500 White Hall Shrine Rd., Richmond, KY 40475

White Hall was home to General Green Clay, first cousin of Henry Clay. Green became one of the richest landowners and slaveholders in the state, often using his land and those he enslaved for hemp production. Green Clay also had a ferry known as "Clay's Ferry", often used it for shipping hemp and hempen goods. Green Clay built his home in 1798 and called his two-story brick Georgian house "Clermont."

 

Green Clay’s youngest son, Cassius Marcellus Clay, inherited the home and several hundred acres surrounding it at his father's death. Although raised by one of the wealthiest landowners and largest slaveholders in Kentucky, Cassius Clay did not approve of the institution of slavery. In fact, he became an outspoken leader against slavery and is well-known today for his role as a 19th-century emancipationist. In 1845, Clay began publishing an anti-slavery newspaper, The True American out of Lexington. Within a month he received death threats, had to arm himself, and regularly barricaded the armored doors of his newspaper office for protection, besides setting up two four-pounder cannons inside. 

 

Cassius resided in the mansion until his death in 1903, after which the house went up for auction. Cassius’ grandson Warfield Bennett bought the home and rented it out to tenant farmers, who resided in the home until the mid-1960s, after which the home was left vacant and open to vandalism.
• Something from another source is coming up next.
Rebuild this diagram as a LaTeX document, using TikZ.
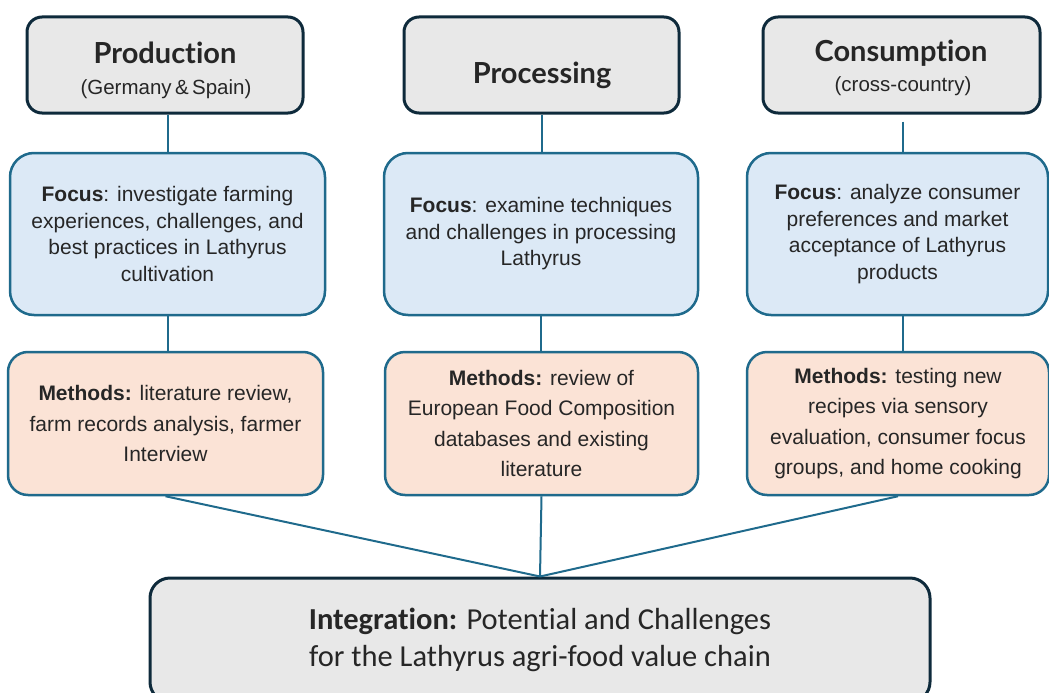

In 1968 the Bennett family donated the house to the State of Kentucky. Thanks to the concentrated efforts of First Lady Beulah Nunn, wife of Governor Louie B. Nunn, the Madison County Garden Club, and the Kentucky Department of Parks, the mansion was restored to its former glory and opened to the public in September 1971. Today, the property is maintained by Kentucky State Parks. It was recently sold to Eastern Kentucky University.